- _EXERCISE MATERIAL_:

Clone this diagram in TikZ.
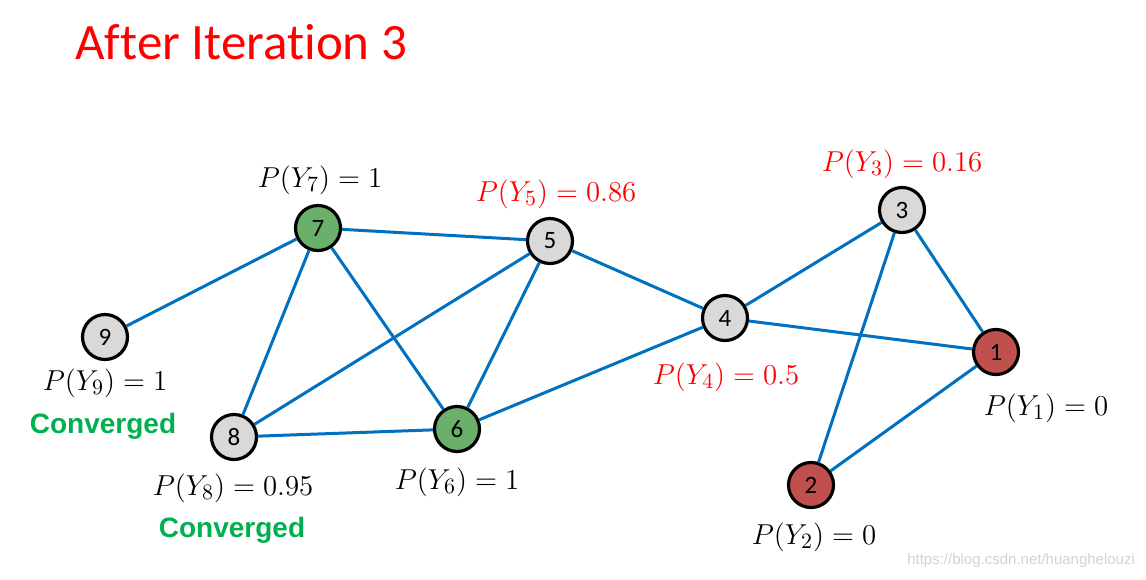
\documentclass[tikz,border=0pt]{standalone}
\usepackage{fontspec}
\setmainfont{Carlito}[Ligatures=NoCommon]
\newfontfamily\convfont{Liberation Sans}
\newfontfamily\markfont{Liberation Sans}
\definecolor{edgeblue}{RGB}{0,112,192}
\definecolor{nodegray}{RGB}{217,217,217}
\definecolor{nodegreen}{RGB}{106,175,106}
\definecolor{nodered}{RGB}{192,80,77}
\definecolor{convgreen}{RGB}{0,176,80}
\begin{document}
\begin{tikzpicture}[
        x=0.5pt, y=-0.5pt,
        vertex/.style={circle, draw=black, line width=1.6pt, minimum size=22.5pt, inner sep=0pt, font=\fontsize{12.5}{14}\selectfont},
        unknown/.style={vertex, fill=nodegray},
        positive/.style={vertex, fill=nodegreen},
        negative/.style={vertex, fill=nodered},
        edge/.style={draw=edgeblue, line width=1.5pt},
        prob_label/.style={font=\fontsize{15.5}{17}\selectfont},
        conv_label/.style={font=\convfont\bfseries\fontsize{14}{16}\selectfont, text=convgreen}
    ]
        \useasboundingbox (0,0) rectangle (1146,579);

        % Title
        \node[anchor=base west, inner sep=0pt, text=red, font=\fontsize{25.5}{28}\selectfont] (title) at (75,59) {After Iteration 3};

        % Nodes
        \node[negative] (n1) at (996,352) {1};
        \node[negative] (n2) at (811,485) {2};
        \node[unknown] (n3) at (902,210) {3};
        \node[unknown] (n4) at (725,318) {4};
        \node[unknown] (n5) at (550,241) {5};
        \node[positive] (n6) at (457,429) {6};
        \node[positive] (n7) at (318,228) {7};
        \node[unknown] (n8) at (234,437) {8};
        \node[unknown] (n9) at (105,337) {9};

        % Edges
        \draw[edge] (n9) -- (n7);
        \draw[edge] (n7) -- (n5);
        \draw[edge] (n7) -- (n8);
        \draw[edge] (n7) -- (n6);
        \draw[edge] (n5) -- (n8);
        \draw[edge] (n5) -- (n6);
        \draw[edge] (n5) -- (n4);
        \draw[edge] (n8) -- (n6);
        \draw[edge] (n6) -- (n4);
        \draw[edge] (n4) -- (n3);
        \draw[edge] (n4) -- (n1);
        \draw[edge] (n3) -- (n1);
        \draw[edge] (n3) -- (n2);
        \draw[edge] (n1) -- (n2);

        % Probability labels
        \node[prob_label] (p7) at (320,180) {$P(Y_7)=1$};
        \node[prob_label, text=red] (p5) at (556,194) {$P(Y_5)=0.86$};
        \node[prob_label, text=red] (p3) at (902,164) {$P(Y_3)=0.16$};
        \node[prob_label] (p9) at (105,383) {$P(Y_9)=1$};
        \node[prob_label] (p8) at (233,488) {$P(Y_8)=0.95$};
        \node[prob_label] (p6) at (457,482) {$P(Y_6)=1$};
        \node[prob_label, text=red] (p4) at (726,377) {$P(Y_4)=0.5$};
        \node[prob_label] (p1) at (1046,408) {$P(Y_1)=0$};
        \node[prob_label] (p2) at (814,537) {$P(Y_2)=0$};

        % Converged marks
        \node[conv_label] (c9) at (103,426) {Converged};
        \node[conv_label] (c8) at (232,530) {Converged};

        % Watermark
        \node[anchor=east, text=gray!35, font=\markfont\fontsize{7.5}{9}\selectfont] (mark) at (1142,561) {https://blog.csdn.net/huanghelouzi};
    \end{tikzpicture}
\end{document}
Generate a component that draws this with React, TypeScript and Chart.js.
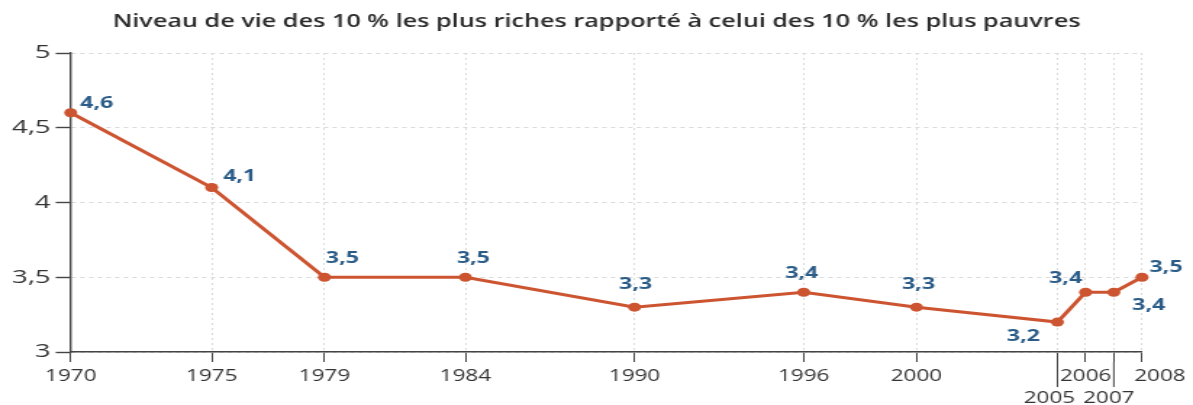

- _TO BE DONE_: Set down again, exactly, the lines of the material above from its first line to the one with "(title) at (75,59)", inclusive. Leave the pictures out.

- _OUTPUT OF THE TASK_:
Clone this diagram in TikZ.
\documentclass[tikz,border=0pt]{standalone}
\usepackage{fontspec}
\setmainfont{Carlito}[Ligatures=NoCommon]
\newfontfamily\convfont{Liberation Sans}
\newfontfamily\markfont{Liberation Sans}
\definecolor{edgeblue}{RGB}{0,112,192}
\definecolor{nodegray}{RGB}{217,217,217}
\definecolor{nodegreen}{RGB}{106,175,106}
\definecolor{nodered}{RGB}{192,80,77}
\definecolor{convgreen}{RGB}{0,176,80}
\begin{document}
\begin{tikzpicture}[
        x=0.5pt, y=-0.5pt,
        vertex/.style={circle, draw=black, line width=1.6pt, minimum size=22.5pt, inner sep=0pt, font=\fontsize{12.5}{14}\selectfont},
        unknown/.style={vertex, fill=nodegray},
        positive/.style={vertex, fill=nodegreen},
        negative/.style={vertex, fill=nodered},
        edge/.style={draw=edgeblue, line width=1.5pt},
        prob_label/.style={font=\fontsize{15.5}{17}\selectfont},
        conv_label/.style={font=\convfont\bfseries\fontsize{14}{16}\selectfont, text=convgreen}
    ]
        \useasboundingbox (0,0) rectangle (1146,579);

        % Title
        \node[anchor=base west, inner sep=0pt, text=red, font=\fontsize{25.5}{28}\selectfont] (title) at (75,59) {After Iteration 3};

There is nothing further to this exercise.